The review ordered by the provincial government from the PUB in 2011, comparing the “isolated island” option for power with the “interconnected” (Muskrat Falls) option, was restricted to an either-or. It was limited in time and left the provincial government, “not as informed as it could have been at the time of sanction about the costs and risks of the Muskrat Falls project relative to other alternatives,” as stated in Holburn’s written report.

Regulatory oversight and review make it less likely decisions will carry significant negative, economic consequences, he noted.
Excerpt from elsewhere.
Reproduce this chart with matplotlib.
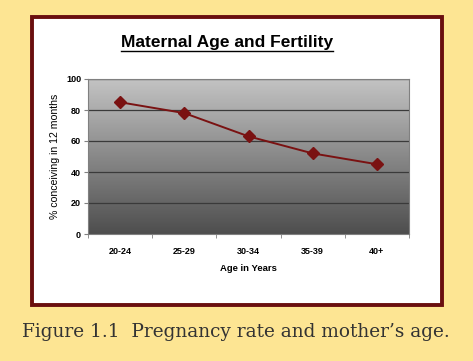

“Regulatory agencies in Alberta, Ontario and Nova Scotia have played central roles in evaluating, approving, monitoring and reviewing large electricity infrastructure projects such as Western Alberta Transmission Line, Darlington nuclear power plant refurbishment, and Maritime Link. To date, these projects have largely been completed on budget and on schedule,” he stated, looking at regulatory oversight of projects valued at more than $1 billion in other provinces. “By contrast, in Manitoba, where the Public Utilities Board has had a much more restricted role in evaluating and overseeing the Keeyask generation project, the project is significantly over budget, three years behind schedule, and the focus of political controversy.”

Holburn noted the PUB here did not endorse the Muskrat Falls project as the least-cost option for meeting power demands. He also noted the provincial-federal Joint Review Panel (JRP) formed for the project’s environmental assessment did not endorse the business case.

His report to the inquiry suggested the PUB would have had new information on load growth by 2013, potentially strengthening concern that “there is not an immediate need for the large incremental supply associated with the Interconnected option (Muskrat Falls) and that Island electricity needs could be met in the short to medium term with available renewable sources on the Island and/or additional thermal generation.”

In July 2013, the Nova Scotia Utilities and Review Board (UARB) approved the Maritime Link.

“It is likely that the PUB would have wanted to conduct its own investigation after the UARB’s approval in November 2013 in order to understand the implications for the Muskrat Falls project,” he stated.

The cost estimates in October 2012 were almost 20 per cent higher than the estimates the PUB was working with, “which would probably have reduced the attractiveness of the interconnected option” if analyzed in an unrestricted review, he noted.

And if a review reached into 2014, it “would have coincided with the dramatic collapse in global oil prices” and, since oil price affected the present worth evaluations of the “isolated” and “interconnected” power options, made the timing “potentially consequential.”

Holburn said it is ultimately not possible to know with certainty how any of the factors he identified, or combination of them, would have affected the final sanction decision.

Lawyer Harold Smith, representing former Narcor Energy CEO Ed Martin, said Holburn was imagining the review with the benefit of hindsight.

Nalcor Energy lawyer Dan Simmons asked about any difference in thinking, in a case where the proponent is a Crown corporation.

Holburn said there has been a “little bit of a shift” over the last 20 years whereby government-owned utilities are operating on a commercial basis, with the expectation from provincial governments they will deliver value to the province as shareholder, in terms of growth, or greater efficiency, affecting decisions.

Holburn did acknowledge he did not do a complete accounting of potential costs involved in having a more extensive review, particularly in pushing the timeline.

Erin Best, representing former premier Kathy Dunderdale, pointed to legislated deadlines for changing Nova Scotia’s energy mix, to reduced reliance on coal power, and Nova Scotia hypothetically abandoning the Maritime Link project in favour of power purchased and imported from Quebec, ultimately costing local ratepayers.